Ocean Observing with Gliders

Ocean Observing with Gliders

Summary

This activity will expose students to the characteristics, functions and benefits of having gliders as tools for ocean observation. Students will investigate the movement of gliders by performing a simple simulation.

Key Concepts

·  Tools (gliders) are used to do things better or more easily and to do some things that could not otherwise be done at all. Gliders are used to observe, measure, and make things.

·  Gliders are instruments that can be used to gather accurate information for making scientific comparisons of objects and events and for designing and constructing things that will work properly.

·  Gliders and other ocean observing tools make it possible for scientists to extend their research in new ways or to undertake entirely new lines of research. The very availability of new technology itself often sparks scientific advances.

Background Information

·  A glider is a torpedo-shaped winged autonomous underwater vehicle (AUV) which moves up and down in the ocean by changing buoyancy.

·  A glider has a pair of fixed wings that provide forward momentum to allow steerable gliding thus giving horizontal propulsion.

·  A glider has a scientific payload with battery storage, communication equipment, and physical and bio-optical instruments, which measure temperature, salinity, and the absorption and scattering of light in the water column.

·  A glider can be programmed to patrol for weeks at a time, and while at the surface, a glider can transmit their data via an on-board GPS receiver to shore, download new instructions at regular intervals, and communicate via appropriate satellites.

·  There are two types of gliders: electric and thermal

o  Electric gliders are powered with alkaline batteries and can be deployed for a period of 15 to 30 days at a 600- to 1500-km range. They can be operated to depths of 4–200 meters and the 1-km glider to 1000 meters.

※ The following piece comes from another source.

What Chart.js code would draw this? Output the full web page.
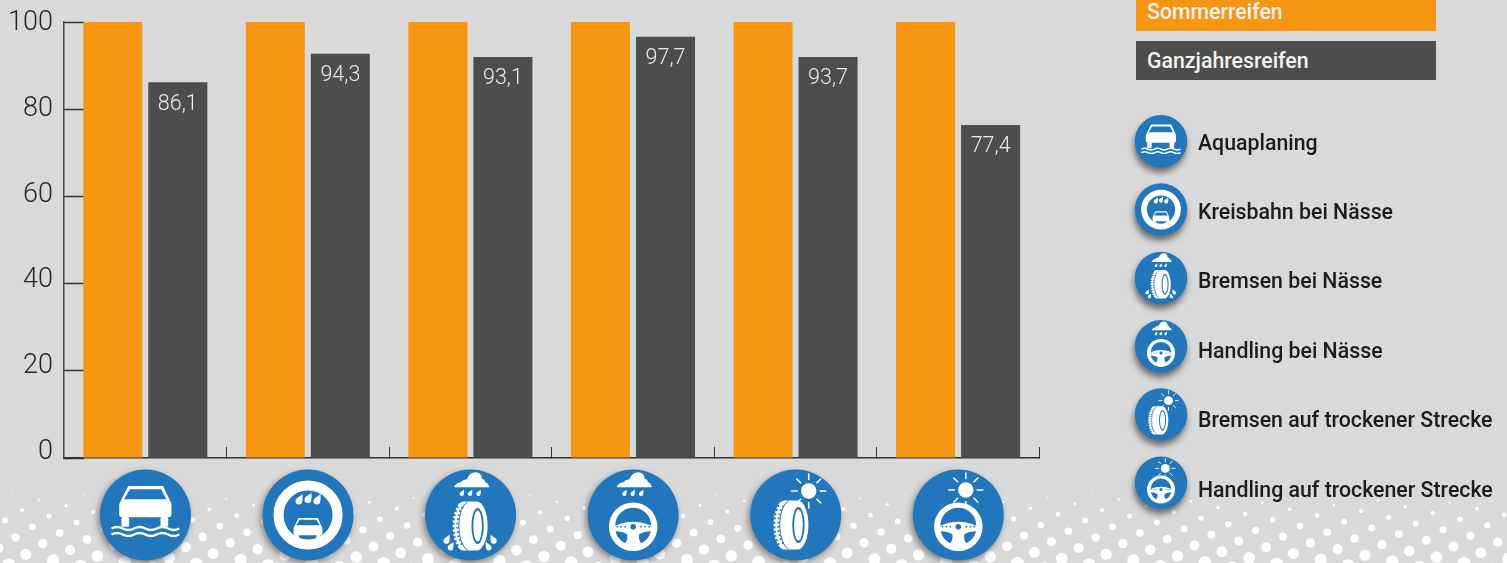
<!DOCTYPE html>
<html lang="de">
<head>
<meta charset="utf-8">
<title>Sommerreifen und Ganzjahresreifen</title>
<script src="https://cdn.jsdelivr.net/npm/chart.js@4"></script>
<style>
    html, body { margin: 0; padding: 0; width: 1507px; height: 563px; overflow: hidden; background: #d9d9d9; }
    #tireChart { position: absolute; left: 0; top: 0; }
    #icons { position: absolute; left: 0; top: 0; }
    .legend-box, .legend-item { position: absolute; font-family: Roboto, sans-serif; font-weight: 500; font-size: 21.3px; white-space: nowrap; }
    .legend-box { left: 1136px; width: 300px; color: #f2f2f2; box-sizing: border-box; padding-left: 11px; }
    .legend-item { left: 1198px; color: #1c1c1c; line-height: 24px; }
    .shadow-big { filter: drop-shadow(-2px 3px 3px rgba(0, 0, 0, 0.4)); }
    .shadow-small { filter: drop-shadow(-1px 5px 3px rgba(0, 0, 0, 0.5)); }
</style>
</head>
<body>
<canvas id="tireChart" width="1507" height="563"></canvas>

<svg id="icons" width="1507" height="563" xmlns="http://www.w3.org/2000/svg">
    <defs>
        <path id="drop" d="M2 -3.2 C1 -1.4 -2.2 -1 -2.2 1.2 A2.1 2.1 0 0 0 2 1.4 C2.3 0 2.3 -1.8 2 -3.2Z" fill="#fff"/>
        <path id="cloud" d="M-16.5 -27.7 Q-15 -32 -9.5 -33 Q-7.5 -36 -4 -35.5 Q-1 -42.7 5 -42.7 Q11 -42.7 11.5 -36 Q14.5 -36 14.5 -33 Q17.5 -32 18.7 -27.7Z" fill="#fff"/>
        <g id="drops">
            <use href="#drop" x="-8.7" y="-22.3"/>
            <use href="#drop" x="-0.5" y="-22.3"/>
            <use href="#drop" x="8" y="-22.3"/>
        </g>
        <g id="car">
            <path d="M-17.3 -29 H17.7 L26 -11 V-1 Q26 2.3 23 2.3 H-23 Q-26.3 2.3 -26.3 -1 V-11Z" fill="#fff"/>
            <path d="M-15.5 -25.7 H15.5 L21 -15.7 H-21.5Z" fill="#2277bc"/>
            <rect x="-24" y="2" width="7.7" height="9.7" rx="1.5" fill="#fff"/>
            <rect x="15" y="2" width="7.7" height="9.7" rx="1.5" fill="#fff"/>
        </g>
        <g id="tire">
            <path d="M-7 -13.5 L6 -13.5 A11 24.5 0 0 1 6 35.5 L-7 35.5 A11 24.5 0 0 1 -7 -13.5Z" fill="#fff"/>
            <path d="M-13 -9 A11 24.5 0 0 0 -13 31" fill="none" stroke="#2277bc" stroke-width="3" stroke-dasharray="2 2.4"/>
            <path d="M-3 -13 A11 24.5 0 0 0 -3 35" fill="none" stroke="#2277bc" stroke-width="1"/>
            <path d="M-8 -8 A9 21 0 0 0 -8 30" fill="none" stroke="#2277bc" stroke-width="2" stroke-dasharray="1.6 2.6"/>
            <ellipse cx="7" cy="11" rx="6.2" ry="18" fill="#2277bc"/>
            <ellipse cx="7" cy="11" rx="4.3" ry="15.5" fill="#fff"/>
        </g>
        <g id="steering">
            <circle r="24.3" fill="#fff"/>
            <path d="M-18 -1 A18 18 0 0 1 18 -1 Q9 -5 0 -5 Q-9 -5 -18 -1Z" fill="#2277bc"/>
            <path d="M-17.7 4.5 Q-11 4.5 -6 7.5 Q-5 13 -8 16.6 A18 18 0 0 1 -17.7 4.5Z" fill="#2277bc"/>
            <path d="M17.7 4.5 Q11 4.5 6 7.5 Q5 13 8 16.6 A18 18 0 0 0 17.7 4.5Z" fill="#2277bc"/>
            <circle r="2.8" fill="#2277bc"/>
            <g fill="#2277bc">
                <circle cx="-16" r="0.9"/><circle cx="-12" r="0.9"/><circle cx="-8" r="0.9"/>
                <circle cx="16" r="0.9"/><circle cx="12" r="0.9"/><circle cx="8" r="0.9"/>
            </g>
        </g>
        <g id="sun">
            <circle r="7.7" fill="#fff"/>
            <g stroke="#fff" stroke-width="1.6" stroke-linecap="round">
                <line x1="0" y1="-11.5" x2="0" y2="-17"/>
                <line x1="8.2" y1="-8.2" x2="12" y2="-12"/>
                <line x1="11.5" y1="0" x2="17" y2="0"/>
                <line x1="8.2" y1="8.2" x2="12" y2="12"/>
                <line x1="0" y1="11.5" x2="0" y2="17"/>
                <line x1="-8.2" y1="8.2" x2="-12" y2="12"/>
                <line x1="-8.2" y1="-8.2" x2="-12" y2="-12"/>
                <line x1="-11.5" y1="0" x2="-17" y2="0"/>
            </g>
        </g>

        <!-- die sechs Piktogramme, Ursprung = Kreismitte -->
        <g id="icon0">
            <circle r="45.5" fill="#2277bc"/>
            <use href="#car"/>
            <g fill="none" stroke="#fff" stroke-width="2.4">
                <path d="M-34 13.5 q5.7 -3 11.3 0 t11.3 0 t11.3 0 t11.3 0 t11.3 0 t11.3 0"/>
                <path d="M-34 19.5 q5.7 -3 11.3 0 t11.3 0 t11.3 0 t11.3 0 t11.3 0 t11.3 0"/>
            </g>
        </g>
        <g id="icon1">
            <circle r="45.5" fill="#2277bc"/>
            <circle r="29.5" fill="none" stroke="#fff" stroke-width="10"/>
            <use href="#drop" transform="translate(-9 -16) scale(1.6)"/>
            <use href="#drop" transform="translate(0 -17.5) scale(1.6)"/>
            <use href="#drop" transform="translate(9 -16) scale(1.6)"/>
            <use href="#car" transform="translate(0 19) scale(0.55)"/>
        </g>
        <g id="icon2">
            <circle r="45.5" fill="#2277bc"/>
            <use href="#cloud"/>
            <use href="#drops"/>
            <use href="#tire"/>
            <use href="#drop" transform="translate(-24 24) scale(1.4)"/>
            <use href="#drop" transform="translate(-20 31) scale(1.3)"/>
            <use href="#drop" transform="translate(23 24) scale(-1.4 1.4)"/>
            <use href="#drop" transform="translate(18 31) scale(-1.3 1.3)"/>
        </g>
        <g id="icon3">
            <circle r="45.5" fill="#2277bc"/>
            <use href="#cloud"/>
            <use href="#drops"/>
            <use href="#steering" y="11.7"/>
        </g>
        <g id="icon4">
            <circle r="45.5" fill="#2277bc"/>
            <use href="#tire" x="-4.3" y="-1"/>
            <use href="#sun" x="13" y="-24"/>
        </g>
        <g id="icon5">
            <circle r="45.5" fill="#2277bc"/>
            <use href="#sun" x="7.5" y="-25"/>
            <use href="#steering" y="11.7"/>
        </g>
    </defs>
    <g id="axisIcons" class="shadow-big"></g>
    <g id="legendIcons" class="shadow-small"></g>
</svg>

<div class="legend-box" id="legendSummer" style="top:-8px;height:39px;line-height:39px;background:#f79613;"></div>
<div class="legend-box" id="legendAllYear" style="top:41px;height:39px;line-height:39px;background:#4d4d4b;"></div>
<div id="legendItems"></div>

<script>
// ==================== DATEN ====================
const categories = ['Aquaplaning', 'Kreisbahn bei Nässe', 'Bremsen bei Nässe', 'Handling bei Nässe', 'Bremsen auf trockener Strecke', 'Handling auf trockener Strecke'];
const seriesNames = ['Sommerreifen', 'Ganzjahresreifen'];
const summerValues = [100, 100, 100, 100, 100, 100];
// bar heights as drawn in the picture, they sit a little below the printed numbers
const allYearValues = [86.2, 92.7, 92.0, 96.6, 92.0, 76.4];
const allYearLabels = ['86,1', '94,3', '93,1', '97,7', '93,7', '77,4'];
const tickLabels = [0, 20, 40, 60, 80, 100];

// ==================== PLUGINS ====================
// white halftone dots along the bottom edge
const halftone = {
    id: 'halftone',
    beforeDraw(chart) {
        const ctx = chart.ctx;
        ctx.save();
        ctx.fillStyle = '#fff';
        for (let i = -10; i < 70; i++) {
            for (let j = -40; j < 40; j++) {
                const x = 5 + i * 27.33 + j * 16.92;
                const y = 520.7 + i * 6.2 - j * 10.58;
                if (x < -10 || x > 1517 || y < 493 || y > 573) continue;
                if (x > 1100 && y < 499) continue;
                const r = (y - 486) * 0.082;
                ctx.beginPath();
                ctx.arc(x, y, r, 0, Math.PI * 2);
                ctx.fill();
            }
        }
        ctx.restore();
    }
};

// printed numbers inside the dark bars
const barLabels = {
    id: 'barLabels',
    afterDatasetsDraw(chart) {
        const ctx = chart.ctx;
        const meta = chart.getDatasetMeta(1);
        ctx.save();
        ctx.font = '300 21.5px Roboto, sans-serif';
        ctx.fillStyle = '#ececec';
        ctx.textAlign = 'center';
        ctx.textBaseline = 'middle';
        meta.data.forEach((bar, i) => {
            ctx.fillText(allYearLabels[i], bar.x, bar.y + 22);
        });
        ctx.restore();
    }
};

// ==================== CHART ====================
const tireChart = new Chart(document.getElementById('tireChart').getContext('2d'), {
    type: 'bar',
    data: {
        labels: categories,
        datasets: [
            { label: seriesNames[0], data: summerValues, backgroundColor: '#f79613', yAxisID: 'y' },
            { label: seriesNames[1], data: allYearValues, backgroundColor: '#4d4d4b', yAxisID: 'y' }
        ]
    },
    options: {
        responsive: false,
        animation: false,
        layout: { padding: { left: 0, right: 467.6, top: 22, bottom: 105 } },
        categoryPercentage: 0.8,
        barPercentage: 0.908,
        plugins: { legend: { display: false }, tooltip: { enabled: false } },
        scales: {
            x: {
                afterFit: s => { s.height = 0; },
                border: { color: '#333', width: 1.5 },
                grid: { drawOnChartArea: false, tickLength: -11, tickColor: '#333', tickWidth: 1 },
                ticks: { display: false }
            },
            y: {
                min: 0,
                max: 100,
                afterFit: s => { s.width = 0; s.paddingTop = 0; s.paddingBottom = 0; },
                border: { color: '#444', width: 1.5 },
                grid: { drawOnChartArea: false, tickLength: -20, tickColor: '#333', tickWidth: 1.5 },
                ticks: { display: false, stepSize: 20 }
            },
            // labels only: in the picture they are spaced tighter than the tick marks
            yLabels: {
                position: 'left',
                min: -1.4,
                max: 100.35,
                afterFit: s => { s.width = 64; s.paddingTop = 0; s.paddingBottom = 0; },
                afterBuildTicks: s => { s.ticks = tickLabels.map(v => ({ value: v })); },
                border: { display: false },
                grid: { display: false, drawTicks: false },
                ticks: {
                    padding: 11,
                    color: '#262626',
                    font: { family: 'Roboto, sans-serif', size: 27, weight: 300 }
                }
            }
        }
    },
    plugins: [halftone, barLabels]
});

// ==================== ICONS + LEGENDE ====================
function addIcon(parent, index, x, y, scale) {
    const use = document.createElementNS('http://www.w3.org/2000/svg', 'use');
    use.setAttribute('href', '#icon' + index);
    use.setAttribute('transform', `translate(${x} ${y}) scale(${scale})`);
    parent.appendChild(use);
}

const xScale = tireChart.scales.x;
const axisIcons = document.getElementById('axisIcons');
const legendIcons = document.getElementById('legendIcons');
const legendItems = document.getElementById('legendItems');

categories.forEach((name, i) => {
    addIcon(axisIcons, i, xScale.getPixelForValue(i) + 0.2, 515, 1);
    addIcon(legendIcons, i, 1161, 141.3 + i * 68.3, 0.577);

    const item = document.createElement('div');
    item.className = 'legend-item';
    item.style.top = (130.5 + i * 69.4) + 'px';
    item.textContent = name;
    legendItems.appendChild(item);
});

document.getElementById('legendSummer').textContent = seriesNames[0];
document.getElementById('legendAllYear').textContent = seriesNames[1];
</script>
</body>
</html>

o  Thermal gliders are powered by environmental energy via a thermal engine. They can be deployed for a period of 5 years at a 40,000-km range and can be operated to a maximal depth of 1200 meters.

(Sources: Teledyne Webb Research Corporation and Rutgers University, Coastal Observation Lab, Institute of Marine and Coastal Sciences)

Objectives

·  Create and demonstrate a simple technological model of a glider.

·  Demonstrate the ascending and descending motion of a glider

·  Explain your observations and possible characteristics/functions of a glider to move and gather data.

Materials

·  Computer and internet access (optional)

·  5- 10 gallon rectangular container or aquarium (one per group)

·  Small plastic water bottle with lid, emptied (one per group)

·  Various amounts of water via access to sink

·  Weights - machine screw nuts, magnets, or washers (per group)

Procedure

1.  Start lesson with an overview of ocean observatory tools. Refer to http://www.cencoos.org/sections/classroom/observing.shtml and click on video, An Introduction to the Integrated Ocean Observing System, or go to slide two on the PowerPoint program, “Ocean Observing with Gliders” and click on hyperlink web address below the image. You will find four options to select. Click on the overview button and follow the tabs for ONLY the overview section. You may use the other optional buttons after the lesson is completed for additional information on the Ocean Observing System.

2.  Ask students, “What do you know about underwater gliders?” Go to slide three on the PowerPoint program, “Ocean Observing with Gliders” and you will find a grid of squares with a “return” button on the bottom right hand side. As students give their answers, click on the remove button. As the squares on the slide disappear, a hidden picture of a glider and key characteristics will be revealed.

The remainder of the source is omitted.